Temos criado muitos empregos diretos, o próprio Expresso noticiou a ampliação do nosso investimento inicial de 535 empregos para os potenciais cerca de 1300. Portugal é um país muito interessante em termos de investimento, porque existe talento, infraestruturas, um ecossistema vibrante de startups. É um excelente local para nos basearmos e termos um centro internacional e, por isso, temos ampliado os investimentos da Google e queremos continuar a fazê-lo enquanto valer a pena.
Quantos empregos diretos já criaram até à data?
Estamos nesse período de transição e de crescimento até chegarmos aos 1300.
Mas são 1300 mais os empregos da Avenida da Liberdade, onde têm escritório.
Não lhe vou dar o número exato, não divulgamos isso. Mas os nossos planos de expansão não se esgotam no centro internacional, o centro local na Avenida da Liberdade está em franco crescimento.
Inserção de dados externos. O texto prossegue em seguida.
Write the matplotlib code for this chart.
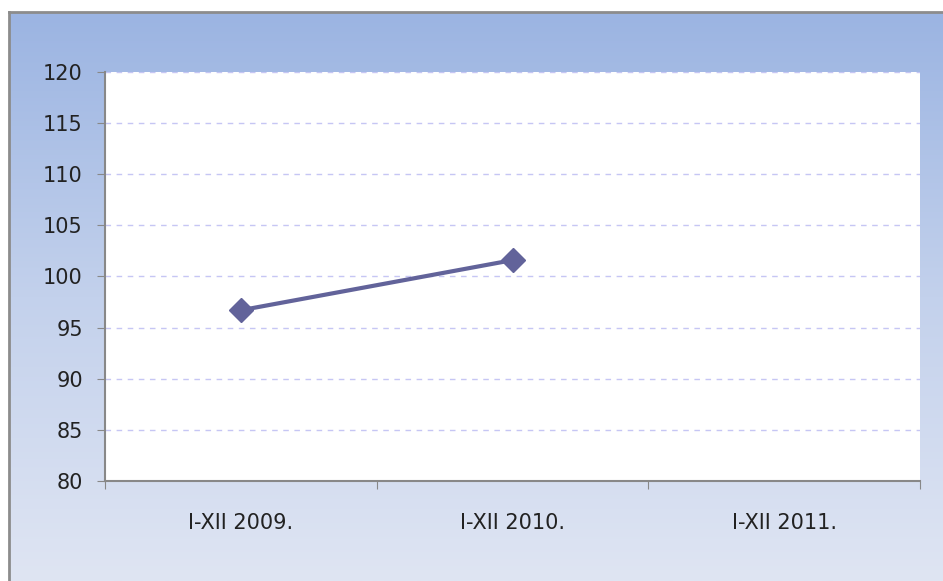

Temos novas equipas que se foram baseando lá nos últimos dois anos, como a de DoubleClick e de cloud (nuvem), e temos conseguido atrair muitas pessoas que antes estavam lá fora.
Disse numa entrevista que o objetivo do centro operacional em Oeiras é atrair para Portugal competências que não estão tão desenvolvidas cá. Que competências estão a atrair?
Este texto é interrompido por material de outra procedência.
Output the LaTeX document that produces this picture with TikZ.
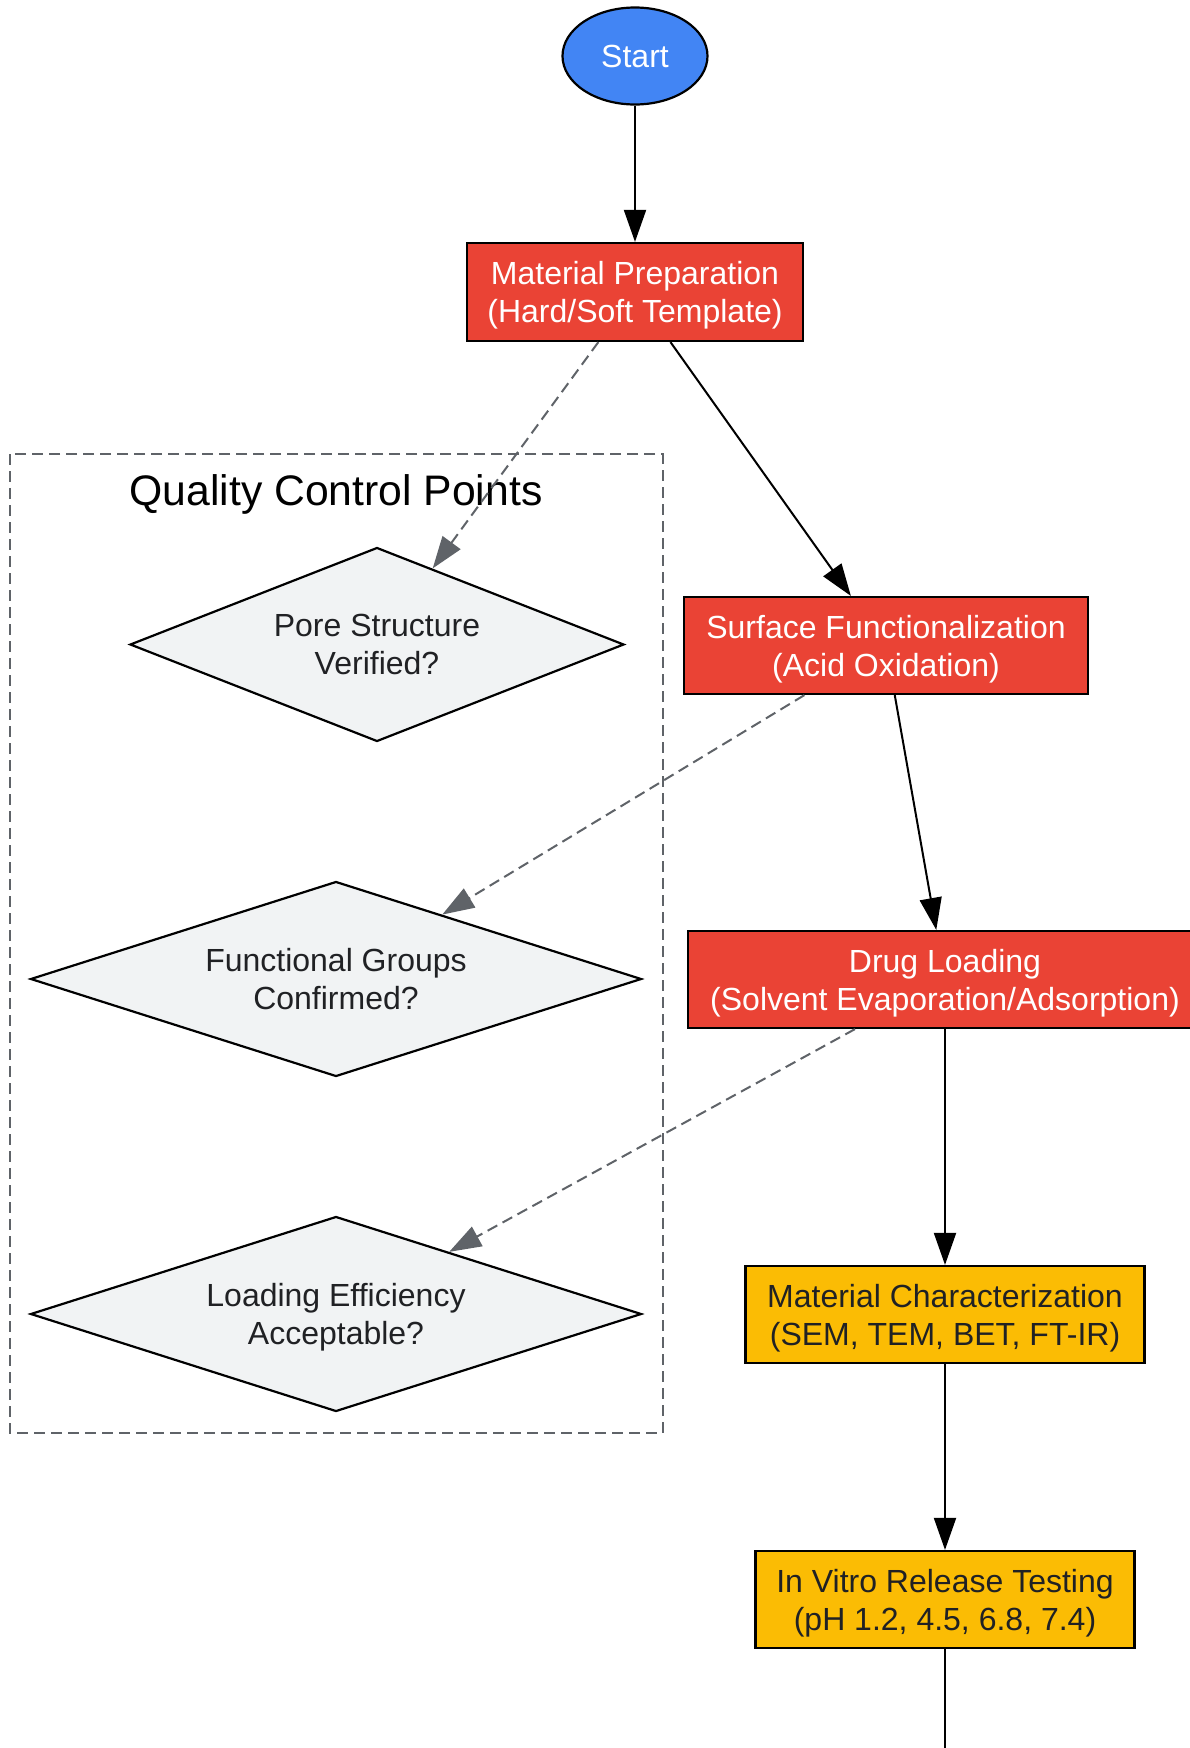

Para chegarmos ao crescimento de 1,5% no PIB por ano, precisamos de uma injeção de talento enorme em áreas como a publicidade digital, que as universidades não conseguem gerar em quantidade suficiente. Trazer o centro de Oeiras para cá está relacionado com o objetivo de trazer centenas de pessoas com competências de informação digital (que nós próprios providenciamos através de alguns dos nossos parceiros) que depois possam circular no ecossistema português. Se esperássemos pela formação universitária, daqui a cinco ou dez anos tínhamos o problema resolvido.
Mas a publicidade digital não representa a maioria dos serviços que estão em Oeiras, ou representa?
Não, Oeiras tem uma panóplia de outros serviços. As 1300 pessoas que o Expresso noticiou incluem muitas funções e serviços.
Quais são os outros?
Qualquer empresa como a nossa tem uma série de serviços para consumo interno e externo, são os normais de uma empresa grande. Suporte técnico interno, área financeira… podia falar de dezenas deles.
Estou a perguntar isto porque há um secretismo à volta do centro e não se explica bem para que serve…
Precisamos de parceiros, como os nossos fornecedores, para suprir as necessidade de uma empresa como a nossa. Uma empresa que cresce muito precisa de encontrar parceiros que apoiem alguns serviços. O centro é uma excelente notícia para Portugal, independentemente das funções que lá estão.
Mas é diferente ser apenas um call center, que já sabemos que não é, ou ter outro tipo de serviços.
Mas é assim tão normal perguntarem a todas as empresas que departamentos têm?
Olhando então para o valor do investimento, quanto é que a Google já injetou em Portugal?
Não fizemos as contas, porque o número está sempre a aumentar. E há casos difíceis de quantificar. Como calculamos o impacto na economia do Digital News Initiative? Este estudo da BCG é uma tentativa de quantificar aquilo que nós achamos que consegue ser quantificado, mas há muito mais valor em termos de contributo direto para a economia portuguesa. Uma das coisas que a BCG aponta é a comunidade de criadores de conteúdos que é alimentada pelo Youtube: estima-se que o total de receitas geradas por eles em 12 milhões de euros.
Falando no Youtube, só falta o Parlamento Europeu aprovar o texto da diretiva dos direitos de autor na internet. Se este passar, pode mudar o funcionamento de serviços como o Youtube e o Google News?
O Google sempre disse que era a favor dos direitos de autor e de um diálogo construtivo sobre a reforma dos direitos de autor. Foi isso que foi feito, houve muito debate e penso que foi importante: trouxe para o dia a dia das pessoas um assunto muito importante. O documento, que ainda vai ao Parlamento Europeu, procura novas formas de salvaguardar esses direitos. Vamos ficar pacientemente à espera dos resultados finais no Parlamento Europeu e, quando o texto final for aprovado, podemos responder a essa pergunta. Nós respeitamos a lei dos países onde operamos e se ela mudar encontraremos formas de a respeitar.